START

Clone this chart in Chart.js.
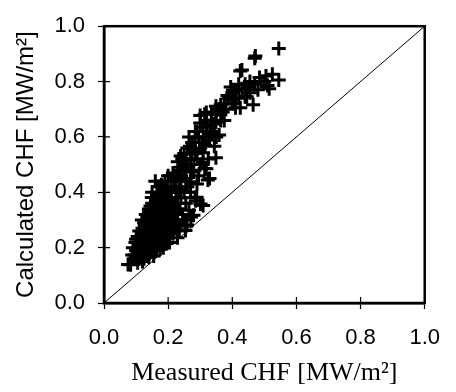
<!DOCTYPE html>
<html>
<head>
<meta charset="utf-8">
<script src="https://cdn.jsdelivr.net/npm/chart.js@4.4.1/dist/chart.umd.min.js"></script>
<style>
html,body{margin:0;padding:0;background:#fff;}
#wrap{width:456px;height:392px;position:relative;}
</style>
</head>
<body>
<div id="wrap"><canvas id="c" width="456" height="392"></canvas></div>
<script>
const measured = [0.545,0.470,0.472,0.425,0.430,0.545,0.525,0.505,0.485,0.490,
0.510,0.515,0.470,0.465,0.445,0.452,0.430,0.410,0.400,0.410,
0.425,0.400,0.440,0.455,0.390,0.375,0.364,0.349,0.370,0.375,
0.364,0.314,0.319,0.300,0.344,0.349,0.359,0.329,0.309,0.284,
0.290,0.330,0.344,0.349,0.309,0.319,0.329,0.309,0.324,0.314,
0.274,0.268,0.239,0.244,0.234,0.279,0.269,0.249,0.284,0.289,
0.309,0.279,0.259,0.229,0.204,0.254,0.300,0.295,0.310,0.320,
0.335,0.285,0.290,0.300,0.260,0.270,0.255,0.260,0.240,0.250,
0.270,0.240,0.255,0.235,0.245,0.230,0.250,0.265,0.220,0.235,
0.169,0.179,0.179,0.149,0.155,0.118,0.098,0.088,0.083,0.118,
0.128,0.100,0.110,0.130,0.140,0.150,0.160,0.190,0.200,0.210,
0.220,0.225,0.210,0.195,0.180,0.170,0.165,0.185,0.200,0.215,
0.200,0.185,0.170,0.155,0.145,0.135,0.150,0.165,0.180,0.195,
0.210,0.215,0.200,0.185,0.170,0.160,0.145,0.130,0.120,0.110,
0.125,0.140,0.155,0.170,0.185,0.195,0.175,0.160,0.145,0.130,
0.115,0.100,0.095,0.110,0.125,0.140,0.155,0.105,0.120,0.090,
0.105,0.120,0.125,0.135,0.140,0.150,0.160,0.175,0.160,0.175,
0.190,0.205,0.220,0.230,0.225,0.235,0.190,0.205,0.225,0.190,
0.175,0.160,0.140,0.115,0.130,0.150,0.180,0.200,0.165,0.185,
0.135,0.100,0.145,0.170,0.150,0.140,0.180,0.210,0.200,0.215,
0.225,0.240,0.230,0.250,0.260,0.275,0.265,0.285,0.300,0.320,
0.335,0.350,0.360,0.380,0.385,0.395,0.420,0.440,0.455,0.500,
0.480,0.420,0.405,0.340,0.350,0.315,0.325,0.295,0.290,0.280,0.305,0.270,
0.271,0.301,0.286,0.256,0.231,0.075,0.095,
0.120,0.130,0.140,0.150,0.160,0.170,0.180,0.190,0.200,0.210,
0.220,0.130,0.140,0.160,0.180,0.190,0.210,0.220,0.170,0.150,
0.110,0.120,0.105,0.160,0.175,0.195,0.145,0.165,0.185,0.205,
0.240,0.255,0.270];

const calculated = [0.919,0.884,0.892,0.838,0.842,0.806,0.826,0.820,0.815,0.800,
0.786,0.774,0.790,0.716,0.745,0.780,0.774,0.768,0.760,0.705,
0.705,0.734,0.745,0.760,0.740,0.720,0.716,0.711,0.690,0.659,
0.659,0.682,0.688,0.677,0.647,0.653,0.607,0.589,0.635,0.595,
0.620,0.640,0.566,0.525,0.543,0.485,0.450,0.508,0.444,0.486,
0.537,0.566,0.531,0.520,0.479,0.473,0.438,0.486,0.381,0.382,
0.352,0.317,0.282,0.236,0.219,0.262,0.560,0.600,0.600,0.620,
0.610,0.550,0.520,0.500,0.500,0.480,0.450,0.420,0.440,0.400,
0.400,0.380,0.360,0.340,0.320,0.300,0.300,0.335,0.270,0.260,
0.421,0.421,0.427,0.381,0.352,0.300,0.219,0.173,0.138,0.173,
0.196,0.230,0.260,0.320,0.340,0.400,0.440,0.440,0.420,0.400,
0.420,0.380,0.360,0.380,0.390,0.370,0.340,0.350,0.340,0.320,
0.300,0.310,0.310,0.300,0.280,0.270,0.260,0.280,0.280,0.270,
0.280,0.250,0.240,0.250,0.250,0.230,0.240,0.240,0.220,0.200,
0.200,0.210,0.210,0.215,0.220,0.215,0.195,0.190,0.185,0.180,
0.180,0.190,0.160,0.160,0.160,0.165,0.170,0.145,0.150,0.200,
0.240,0.270,0.290,0.300,0.310,0.330,0.320,0.330,0.360,0.400,
0.410,0.380,0.350,0.360,0.400,0.410,0.330,0.310,0.290,0.290,
0.300,0.270,0.255,0.235,0.215,0.225,0.235,0.260,0.200,0.200,
0.195,0.170,0.200,0.350,0.360,0.330,0.370,0.440,0.460,0.470,
0.450,0.490,0.510,0.540,0.560,0.580,0.600,0.620,0.650,0.660,
0.690,0.680,0.700,0.700,0.750,0.780,0.790,0.790,0.800,0.800,
0.770,0.740,0.720,0.620,0.600,0.570,0.520,0.460,0.430,0.500,0.580,0.520,
0.311,0.358,0.369,0.277,0.265,0.139,0.173,
0.250,0.260,0.290,0.310,0.300,0.320,0.340,0.360,0.370,0.350,
0.330,0.230,0.220,0.250,0.260,0.250,0.260,0.300,0.290,0.270,
0.210,0.190,0.185,0.210,0.225,0.235,0.350,0.390,0.420,0.400,
0.460,0.500,0.540];

const diagX = [0, 1];
const diagY = [0, 1];
const tickValues = [0, 0.2, 0.4, 0.6, 0.8, 1.0];
const xTitle = 'Measured CHF [MW/m²]';
const yTitle = 'Calculated CHF [MW/m²]';

const points = measured.map((x, i) => ({x: x, y: calculated[i]}));
const diag = diagX.map((x, i) => ({x: x, y: diagY[i]}));

const frame = {
  id: 'frame',
  afterDraw(chart) {
    const {ctx, chartArea: a, scales} = chart;
    ctx.save();
    ctx.strokeStyle = '#000';
    ctx.lineWidth = 1.2;
    ctx.beginPath();
    tickValues.forEach(v => {
      const px = scales.x.getPixelForValue(v);
      ctx.moveTo(px, a.bottom); ctx.lineTo(px, a.bottom - 6);
      const py = scales.y.getPixelForValue(v);
      ctx.moveTo(a.left, py); ctx.lineTo(a.left + 6, py);
    });
    ctx.stroke();
    ctx.lineWidth = 2.5;
    ctx.strokeRect(a.left, a.top, a.right - a.left, a.bottom - a.top);
    ctx.restore();
  }
};

new Chart(document.getElementById('c'), {
  type: 'scatter',
  data: {
    datasets: [
      {
        type: 'line',
        data: diag,
        borderColor: '#000',
        borderWidth: 1,
        pointRadius: 0,
        fill: false,
        order: 2
      },
      {
        data: points,
        pointStyle: 'cross',
        pointRadius: 7,
        pointHoverRadius: 7,
        borderColor: '#000',
        backgroundColor: '#000',
        pointBorderWidth: 3,
        borderWidth: 3,
        order: 1
      }
    ]
  },
  options: {
    responsive: false,
    animation: false,
    events: [],
    layout: {padding: {top: 15, right: 20, left: 0, bottom: 0}},
    plugins: {legend: {display: false}, tooltip: {enabled: false}},
    scales: {
      x: {
        type: 'linear', min: 0, max: 1,
        afterFit(s) { s.height = 89; },
        afterBuildTicks(s) { s.ticks = tickValues.map(v => ({value: v})); },
        ticks: {
          callback: v => v.toFixed(1),
          color: '#000',
          padding: 16,
          maxRotation: 0,
          font: {family: '"Liberation Sans", Arial, sans-serif', size: 22}
        },
        grid: {drawOnChartArea: false, drawTicks: true, tickLength: 6, color: '#000', tickWidth: 1.2},
        border: {display: true, color: '#000', width: 2.5},
        title: {
          display: true, text: xTitle, color: '#000',
          font: {family: '"Liberation Serif", "Times New Roman", serif', size: 26},
          padding: {top: 0, bottom: 3}
        }
      },
      y: {
        type: 'linear', min: 0, max: 1,
        afterFit(s) { s.width = 104; },
        afterBuildTicks(s) { s.ticks = tickValues.map(v => ({value: v})); },
        ticks: {
          callback: v => v.toFixed(1),
          color: '#000',
          padding: 13,
          font: {family: '"Liberation Sans", Arial, sans-serif', size: 22}
        },
        grid: {drawOnChartArea: false, drawTicks: true, tickLength: 6, color: '#000', tickWidth: 1.2},
        border: {display: true, color: '#000', width: 2.5},
        title: {
          display: true, text: yTitle, color: '#000',
          font: {family: '"Liberation Sans", Arial, sans-serif', size: 24},
          padding: {top: 12, bottom: 0}
        }
      }
    }
  },
  plugins: [frame]
});
</script>
</body>
</html>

END

PROBLEM TO WORK ON:
Skip the pictures and restate exactly the lines from the beginning of the listing to the line with "0.240,0.255,0.270];", that line included.

COMPLETED EXERCISE:
Clone this chart in Chart.js.
<!DOCTYPE html>
<html>
<head>
<meta charset="utf-8">
<script src="https://cdn.jsdelivr.net/npm/chart.js@4.4.1/dist/chart.umd.min.js"></script>
<style>
html,body{margin:0;padding:0;background:#fff;}
#wrap{width:456px;height:392px;position:relative;}
</style>
</head>
<body>
<div id="wrap"><canvas id="c" width="456" height="392"></canvas></div>
<script>
const measured = [0.545,0.470,0.472,0.425,0.430,0.545,0.525,0.505,0.485,0.490,
0.510,0.515,0.470,0.465,0.445,0.452,0.430,0.410,0.400,0.410,
0.425,0.400,0.440,0.455,0.390,0.375,0.364,0.349,0.370,0.375,
0.364,0.314,0.319,0.300,0.344,0.349,0.359,0.329,0.309,0.284,
0.290,0.330,0.344,0.349,0.309,0.319,0.329,0.309,0.324,0.314,
0.274,0.268,0.239,0.244,0.234,0.279,0.269,0.249,0.284,0.289,
0.309,0.279,0.259,0.229,0.204,0.254,0.300,0.295,0.310,0.320,
0.335,0.285,0.290,0.300,0.260,0.270,0.255,0.260,0.240,0.250,
0.270,0.240,0.255,0.235,0.245,0.230,0.250,0.265,0.220,0.235,
0.169,0.179,0.179,0.149,0.155,0.118,0.098,0.088,0.083,0.118,
0.128,0.100,0.110,0.130,0.140,0.150,0.160,0.190,0.200,0.210,
0.220,0.225,0.210,0.195,0.180,0.170,0.165,0.185,0.200,0.215,
0.200,0.185,0.170,0.155,0.145,0.135,0.150,0.165,0.180,0.195,
0.210,0.215,0.200,0.185,0.170,0.160,0.145,0.130,0.120,0.110,
0.125,0.140,0.155,0.170,0.185,0.195,0.175,0.160,0.145,0.130,
0.115,0.100,0.095,0.110,0.125,0.140,0.155,0.105,0.120,0.090,
0.105,0.120,0.125,0.135,0.140,0.150,0.160,0.175,0.160,0.175,
0.190,0.205,0.220,0.230,0.225,0.235,0.190,0.205,0.225,0.190,
0.175,0.160,0.140,0.115,0.130,0.150,0.180,0.200,0.165,0.185,
0.135,0.100,0.145,0.170,0.150,0.140,0.180,0.210,0.200,0.215,
0.225,0.240,0.230,0.250,0.260,0.275,0.265,0.285,0.300,0.320,
0.335,0.350,0.360,0.380,0.385,0.395,0.420,0.440,0.455,0.500,
0.480,0.420,0.405,0.340,0.350,0.315,0.325,0.295,0.290,0.280,0.305,0.270,
0.271,0.301,0.286,0.256,0.231,0.075,0.095,
0.120,0.130,0.140,0.150,0.160,0.170,0.180,0.190,0.200,0.210,
0.220,0.130,0.140,0.160,0.180,0.190,0.210,0.220,0.170,0.150,
0.110,0.120,0.105,0.160,0.175,0.195,0.145,0.165,0.185,0.205,
0.240,0.255,0.270];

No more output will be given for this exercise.